Jesus uses the word agape, it wasn’t a very commonly used word in Greek. Jesus filled it with new meaning.
“If you love those who love you, what benefit is that to you?” I mean the answer is supposed to be none. That is the implication. You get no reward from God for merely loving those who love you. Something to that effect. Even sinners do that he says. Here he shows how bitterly we fail in life. How short we fall from the glory of God. Yes, even sinners do that. You do that. And that is about all you do. We love those who love us. We love hoping to be loved in return. When we aren’t we stop loving. Or if we don’t perceive we are being loved in return we stop loving. So Christian marriage counseling has taken up ”The Five Languages of Love.” We try to strengthen marriages coaxing husbands and wives to realize we don’t always give love the same way we receive love, and what communicates love to one person doesn’t communicate love to another. Yes this leads to divorce between people who love each other and just don’t know how to show it. This is who we are, sinners. What benefit do we receive from loving those who love us? Well materially and socially there are all sorts of benefits to be received by this game of quid pro quo. In life it may be the only love a person ever knows. Yes, because we are sinners. In fact as sinners, this is our limit.

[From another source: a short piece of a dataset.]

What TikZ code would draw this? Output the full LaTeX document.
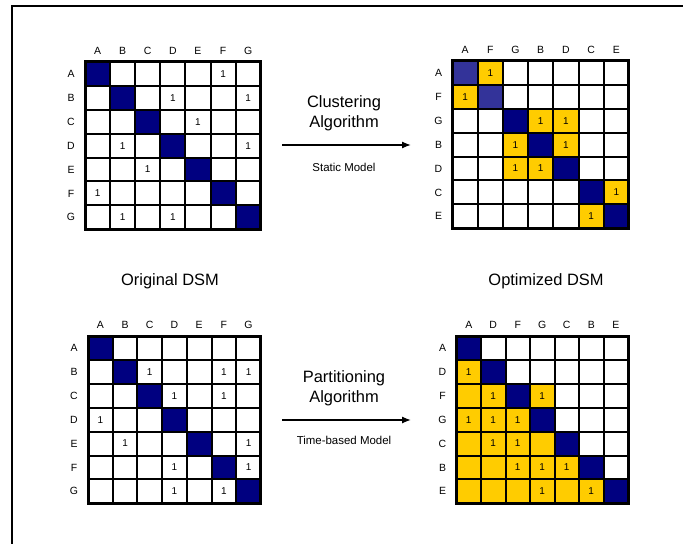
\documentclass[tikz,border=0pt]{standalone}
\usepackage{fontspec}
\setmainfont{Liberation Sans}
\usetikzlibrary{arrows.meta}

\definecolor{dsmnavy}{HTML}{000080}
\definecolor{dsmblue}{HTML}{333399}
\definecolor{dsmyellow}{HTML}{FFCC00}

\tikzset{
  cell/.style={draw=black,line width=2bp,inner sep=0pt,outer sep=0pt,anchor=north west,minimum height=23.9bp},
  hdr/.style={font=\fontsize{10.5}{12}\selectfont,inner sep=0pt},
  one/.style={font=\fontsize{10}{12}\selectfont,inner sep=0pt},
  yellowcell/.style={draw=black,line width=2bp,fill=dsmyellow},
  bluecell/.style={draw=black,line width=2bp,fill=dsmblue},
  title/.style={font=\fontsize{16.5}{20}\selectfont,align=center},
  note/.style={font=\fontsize{11.5}{13}\selectfont},
}

% #1 prefix, #2 left, #3 top, #4 cell width, #5 element order
\newcommand{\dsmgrid}[5]{%
  \foreach \dsmlet [count=\i] in {#5} {
    \node[hdr] (#1-col-\i) at ({#2+(\i-0.5)*#4},{#3-11}) {\dsmlet};
    \node[hdr] (#1-row-\i) at ({#2-14},{#3+(\i-0.5)*23.9}) {\dsmlet};
  }
  \foreach \ri in {1,...,7} {
    \foreach \ci in {1,...,7} {
      \ifnum\ri=\ci \def\cfill{dsmnavy}\else\def\cfill{white}\fi
      \node[cell,fill=\cfill,minimum width=#4bp] (#1-\ri-\ci) at ({#2+(\ci-1)*#4},{#3+(\ri-1)*23.9}) {};
    }
  }
}
\newcommand{\dsmframe}[1]{%
  \draw[line width=3bp] (#1-1-1.north west) rectangle (#1-7-7.south east);
}

\begin{document}
\begin{tikzpicture}[x=1bp,y=-1bp,>={Latex[length=9bp,width=7bp]}]
\useasboundingbox[fill=white] (0,0) rectangle (683,544);
\draw[line width=2bp] (12,544) -- (12,6) -- (683,6);

%% original DSM, top
\dsmgrid{tl}{85}{62}{25.1}{A,B,C,D,E,F,G}
\dsmframe{tl}
\foreach \ri/\ci in {1/6,2/4,2/7,3/5,4/2,4/7,5/3,6/1,7/2,7/4}
  \node[one] (tl-one-\ri-\ci) at (tl-\ri-\ci) {1};

%% clustered DSM
\dsmgrid{tr}{452.5}{61}{25.2}{A,F,G,B,D,C,E}
\foreach \ri/\ci in {1/1,2/2}
  \path[bluecell] (tr-\ri-\ci.north west) rectangle (tr-\ri-\ci.south east);
\foreach \ri/\ci in {1/2,2/1,3/4,3/5,4/3,4/5,5/3,5/4,6/7,7/6} {
  \path[yellowcell] (tr-\ri-\ci.north west) rectangle (tr-\ri-\ci.south east);
  \node[one] (tr-one-\ri-\ci) at (tr-\ri-\ci) {1};
}
\dsmframe{tr}

%% original DSM, bottom
\dsmgrid{bl}{88}{336}{24.7}{A,B,C,D,E,F,G}
\dsmframe{bl}
\foreach \ri/\ci in {2/3,2/6,2/7,3/4,3/6,4/1,5/2,5/7,6/4,6/7,7/4,7/6}
  \node[one] (bl-one-\ri-\ci) at (bl-\ri-\ci) {1};

%% partitioned DSM
\dsmgrid{br}{456.5}{336}{24.5}{A,D,F,G,C,B,E}
\foreach \ri in {2,...,7} {
  \pgfmathtruncatemacro\lastc{\ri-1}
  \foreach \ci in {1,...,\lastc}
    \path[yellowcell] (br-\ri-\ci.north west) rectangle (br-\ri-\ci.south east);
}
\path[yellowcell] (br-3-4.north west) rectangle (br-3-4.south east);
\dsmframe{br}
\foreach \ri/\ci in {2/1,3/2,3/4,4/1,4/2,4/3,5/2,5/3,6/3,6/4,6/5,7/4,7/6}
  \node[one] (br-one-\ri-\ci) at (br-\ri-\ci) {1};

%% captions
\node[title] (orig) at (170,281) {Original DSM};
\node[title] (opt) at (546,281) {Optimized DSM};

%% algorithms
\node[title] (clu) at (344,113) {Clustering\\Algorithm};
\coordinate (clu-start) at (282,145);
\coordinate (clu-end) at (411,145);
\draw[->,line width=1.3bp] (clu-start) -- (clu-end);
\node[note] (clu-model) at (344,167) {Static Model};

\node[title] (par) at (344,388) {Partitioning\\Algorithm};
\coordinate (par-start) at (282,420);
\coordinate (par-end) at (411,420);
\draw[->,line width=1.3bp] (par-start) -- (par-end);
\node[note] (par-model) at (344,440) {Time-based Model};
\end{tikzpicture}
\end{document}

Not so, Jesus. Jesus knows a different love. He knows agape. He loves you even though you hate him. He loves you despite all. He loves his enemies. What did he benefit from that? This world gave him a cross. You can expect the same for your love. The world despises this love. Love someone for whom you receive no love in return. But it is what Jesus did. It was the only way forgiveness could enter the world. It is this love we receive. Now, we still haven’t figured out how to love those who don’t love us. But because he loved us, we love him, and loving him we love those whom he loves. He gives us reason to love. He gives us love itself. And with his love comes meaning and purpose to life. Without it we would live as if life itself had died. Life itself, though, did die, it died when we killed the author of life, but dying he rose again to gives us new life. Live it, love it, because Christ loves you.